Silence at the Donmar Warehouse review: a powerful and painful Partition drama

·2-min read
 (Manuel Harlan)
(Manuel Harlan)

Seventy-five years ago, esteemed lawyer Cyril Radcliffe was given the job of drawing a boundary line between India and Pakistan, carving up the former ‘jewel in the crown’ of the British empire into two newly independent states. Just one snag: he’d never even been to India.

Silence, a co-production between the Donmar Warehouse and South Asian company Tara Theatre, explores the appalling humanitarian crisis that followed Partition, as Hindus, Muslims and Sikhs turned against their neighbours. It offers much-needed scrutiny of Britain’s role in this cataclysm. But somehow, its stories feel muffled, never reaching the expected crescendo of fury.

Its framing device follows journalist Mina (Nimmi Harasgama), who has persuaded her apathetic newsroom colleagues to let her write about the 75th anniversary of Partition. They’ve only agreed on the condition that she gets her father (Bhasker Patel) to open up about his own experiences for that all-important human-interest angle. But he stays silent, reluctant to revisit decades-old trauma. So Mina harvests other stories from those days, capturing a sub-continent’s worth of half-buried memories.

Although this play is credited to a supergroup of four award-winning playwrights – Sonali Bhattacharyya, Gurpreet Kaur Bhatti, Ishy Din and Alexandra Wood – there’s a surprising lack of dramatic imagination in what follows. Instead, it’s a pretty straightforward staging of its source matter, journalist Kavita Puri’s Radio 4 documentary series-turned-book Partition Stories. Actors step forward, one by one, to narrate true-life stories of the moment when communities were overtaken by violence and displacement: armed gangs turning on peaceful farmers, bodies crushed inside packed trains, lost boys seeking refuge in a crammed masjid.

Renu Brindle and Sujaya Dasgupta in Silence (Manuel Harlan)
Renu Brindle and Sujaya Dasgupta in Silence (Manuel Harlan)

It’s powerful, painful stuff. Still, these stories’ impact is often muted by the performers’ halting delivery, and by Tara Theatre artistic director Abdul Shayek’s cramped, documentary-style staging. An overly elaborate assemblage of canvas screens takes up the bulk of the Donmar’s small stage, leaving the actors with only a small strip of playing space. These screens supplement the narrative with projected archive images, but they mostly feel redundant. We don’t need to see a photo of, say, the distinctive style of jacket favoured by India’s then-PM Nehru, when we’ve just seen an actor on stage wearing it.

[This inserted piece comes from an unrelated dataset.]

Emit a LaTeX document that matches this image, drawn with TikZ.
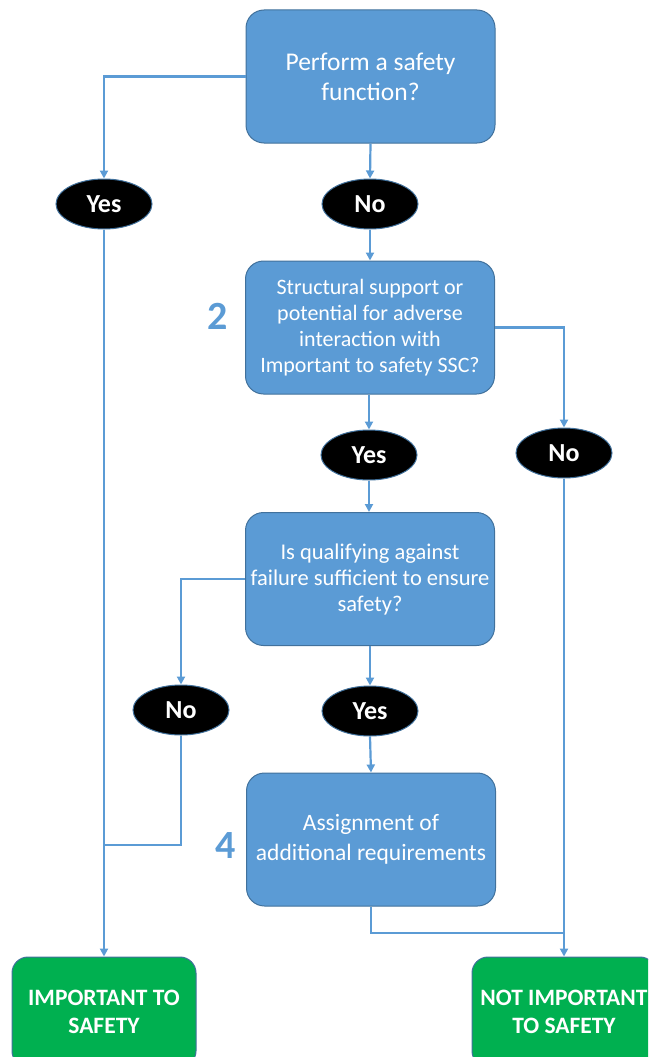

But perhaps this overly-literal approach points to an anxiety about trying to contain such a huge mass of experiences in a single play, as well as a sense of responsibility towards the ageing generation who lived them.

Partition still isn’t part of the core curriculum in schools, and this country is still working out how to talk about the British Empire’s messy, complicated legacy. Silence succeeds in opening a conversation, and in serving up a welcome introduction to events that many would rather forget.